*Instructions to follow*. Below are the records; extract from them the line containing "Reproduce this chart with Bokeh." to the line containing "from bokeh.resources import INLINE", both lines included, exactly and with no pictures.

*Data entries*.
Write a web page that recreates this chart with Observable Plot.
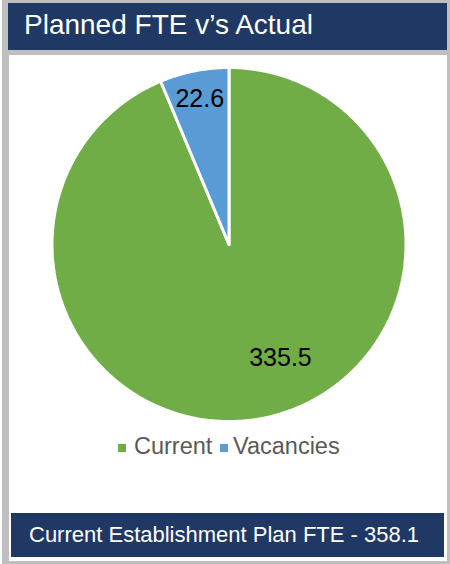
<!DOCTYPE html>
<html>
<head>
<meta charset="utf-8">
<script src="https://cdn.jsdelivr.net/npm/d3@7"></script>
<script src="https://cdn.jsdelivr.net/npm/@observablehq/plot@0.6"></script>
<style>
  html, body { margin: 0; padding: 0; background: #ffffff; }
  body { width: 450px; height: 564px; position: relative; overflow: hidden;
         font-family: "Liberation Sans", Arial, sans-serif; }
  .abs { position: absolute; }
  #frame { left: 2px; top: 0; width: 448px; height: 564px; background: #bfbfbf; }
  #titlebar { left: 8px; top: 3px; width: 439px; height: 47px; background: #1f3864; }
  #title { left: 24px; top: 0; color: #ffffff; font-size: 28px; line-height: 1; white-space: nowrap; }
  #panel { left: 9px; top: 55px; width: 438px; height: 506px; background: #ffffff; }
  #footer { left: 11px; top: 513px; width: 433px; height: 44px; background: #1f3864; }
  #footText { left: 29px; top: 0; color: #ffffff; font-size: 22px; line-height: 1; white-space: nowrap; }
  #chart { left: 0; top: 55px; }
  #legend { left: 0; top: 0; }
  .sw { position: absolute; width: 8px; height: 8px; }
  .lt { position: absolute; color: #595959; font-size: 23.5px; line-height: 1; white-space: nowrap; }
</style>
</head>
<body>
<div id="frame" class="abs"></div>
<div id="titlebar" class="abs"></div>
<div id="panel" class="abs"></div>
<div id="footer" class="abs"></div>
<div id="title" class="abs">Planned FTE v’s Actual</div>
<div id="footText" class="abs">Current Establishment Plan FTE - 358.1</div>
<div id="chart" class="abs"></div>
<div id="legend" class="abs"></div>
<script>
// ---- data ----
const categories = ["Current", "Vacancies"];
const values = [335.5, 22.6];
const colors = ["#70ad47", "#5b9bd5"];
const valueLabels = ["335.5", "22.6"];

// ---- layout constants ----
const CX = 228.5, CY = 244 - 55, R = 177;
const labelPlace = { Current: { angleDeg: 155.6, r: 0.704 }, Vacancies: { angleDeg: null, r: 0.84 } };

// place title/footer baselines
document.getElementById("title").style.top = (36 - 28 * 0.905) + "px";
document.getElementById("footText").style.top = (544 - 22 * 0.905) + "px";

// pie geometry (clockwise from 12 o'clock, unit circle)
const table = categories.map((c, i) => ({ cat: c, value: values[i], label: valueLabels[i] }));
const arcs = d3.pie().sort(null).value(d => d.value)(table);
const pts = [];
for (const a of arcs) {
  const n = Math.max(2, Math.ceil((a.endAngle - a.startAngle) / (Math.PI / 360)));
  pts.push({ cat: a.data.cat, x: 0, y: 0 });
  for (let k = 0; k <= n; k++) {
    const t = a.startAngle + (a.endAngle - a.startAngle) * k / n;
    pts.push({ cat: a.data.cat, x: Math.sin(t), y: Math.cos(t) });
  }
  pts.push({ cat: a.data.cat, x: 0, y: 0 });
}
const labels = arcs.map(a => {
  const p = labelPlace[a.data.cat];
  const ang = p.angleDeg == null ? (a.startAngle + a.endAngle) / 2 : p.angleDeg * Math.PI / 180;
  return { cat: a.data.cat, label: a.data.label, x: p.r * Math.sin(ang), y: p.r * Math.cos(ang) };
});

const chart = Plot.plot({
  width: 450,
  height: 380,
  margin: 0,
  x: { domain: [-1, 1], range: [CX - R, CX + R], axis: null },
  y: { domain: [-1, 1], range: [CY + R, CY - R], axis: null },
  color: { domain: categories, range: colors },
  style: { background: "transparent", fontFamily: "'Liberation Sans', Arial, sans-serif", overflow: "visible" },
  marks: [
    Plot.line(pts, { x: "x", y: "y", z: "cat", fill: "cat", stroke: "white", strokeWidth: 3, strokeLinejoin: "miter", curve: "linear" }),
    Plot.text(labels, { x: "x", y: "y", text: "label", fill: "black", fontSize: 25 })
  ]
});
document.getElementById("chart").appendChild(chart);

// legend (HTML) from the same arrays
const legend = document.getElementById("legend");
const legendItems = [
  { sw: 118, tx: 134 },
  { sw: 220, tx: 233 }
];
categories.forEach((c, i) => {
  const s = document.createElement("div");
  s.className = "sw";
  s.style.left = legendItems[i].sw + "px";
  s.style.top = "444px";
  s.style.background = colors[i];
  legend.appendChild(s);
  const t = document.createElement("div");
  t.className = "lt";
  t.textContent = c;
  t.style.left = legendItems[i].tx + "px";
  t.style.top = (456 - 23.5 * 0.905) + "px";
  legend.appendChild(t);
});
</script>
</body>
</html>
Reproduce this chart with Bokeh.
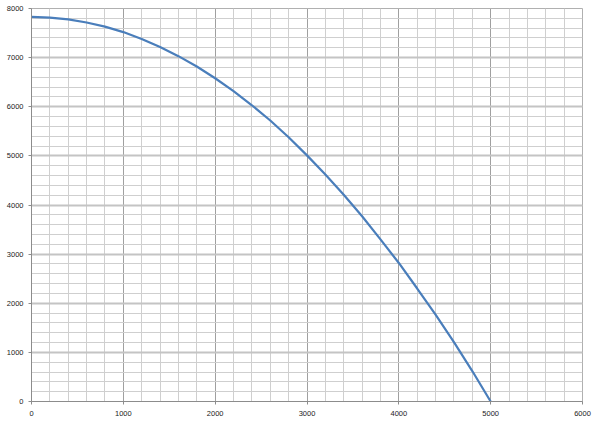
from bokeh.plotting import figure
from bokeh.models import SingleIntervalTicker, Range1d
from bokeh.embed import file_html
from bokeh.resources import INLINE

x_vals = [0, 200, 400, 600, 800, 1000, 1200, 1400, 1600, 1800, 2000, 2200, 2400,
          2600, 2800, 3000, 3200, 3400, 3600, 3800, 4000, 4200, 4400, 4600, 4800, 5000]
y_vals = [7830, 7815, 7780, 7715, 7630, 7520, 7380, 7215, 7030, 6820, 6580, 6320, 6030,
          5720, 5380, 5010, 4620, 4210, 3770, 3300, 2820, 2300, 1770, 1210, 620, 0]

p = figure(width=597, height=427, output_backend="svg", toolbar_location=None,
           x_range=Range1d(0, 6000), y_range=Range1d(0, 8000),
           min_border_left=31, min_border_right=15, min_border_top=8,
           min_border_bottom=26)
p.styles = {"outline": "1px solid #c0c0c0", "outline-offset": "-2px",
            "border-radius": "4px"}

p.background_fill_color = "white"
p.border_fill_color = "white"
p.outline_line_color = "#b0b0b0"
p.outline_line_width = 1

for ax in (p.xaxis, p.yaxis):
    ax.ticker = SingleIntervalTicker(interval=1000, num_minor_ticks=5)
    ax.axis_line_color = "#8c8c8c"
    ax.major_tick_line_color = "#8c8c8c"
    ax.major_tick_out = 3
    ax.major_tick_in = 0
    ax.minor_tick_line_color = None
    ax.major_label_text_font = "Liberation Sans"
    ax.major_label_text_font_size = "7.5px"
    ax.major_label_text_color = "#222222"

p.xaxis.major_label_standoff = 5
p.yaxis.major_label_standoff = 4

p.xgrid.ticker = SingleIntervalTicker(interval=1000, num_minor_ticks=5)
p.ygrid.ticker = SingleIntervalTicker(interval=1000, num_minor_ticks=5)
p.xgrid.grid_line_color = "#a0a0a0"
p.xgrid.grid_line_width = 1
p.ygrid.grid_line_color = "#c4c4c4"
p.ygrid.grid_line_width = 2
p.xgrid.minor_grid_line_color = "#cfcfcf"
p.ygrid.minor_grid_line_color = "#cfcfcf"
p.xgrid.minor_grid_line_width = 1
p.ygrid.minor_grid_line_width = 1

p.line(x_vals, y_vals, line_color="#4a7ebb", line_width=2.2)

open("out.html", "w").write(file_html(p, INLINE))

*Worked solution*.
Reproduce this chart with Bokeh.
from bokeh.plotting import figure
from bokeh.models import SingleIntervalTicker, Range1d
from bokeh.embed import file_html
from bokeh.resources import INLINE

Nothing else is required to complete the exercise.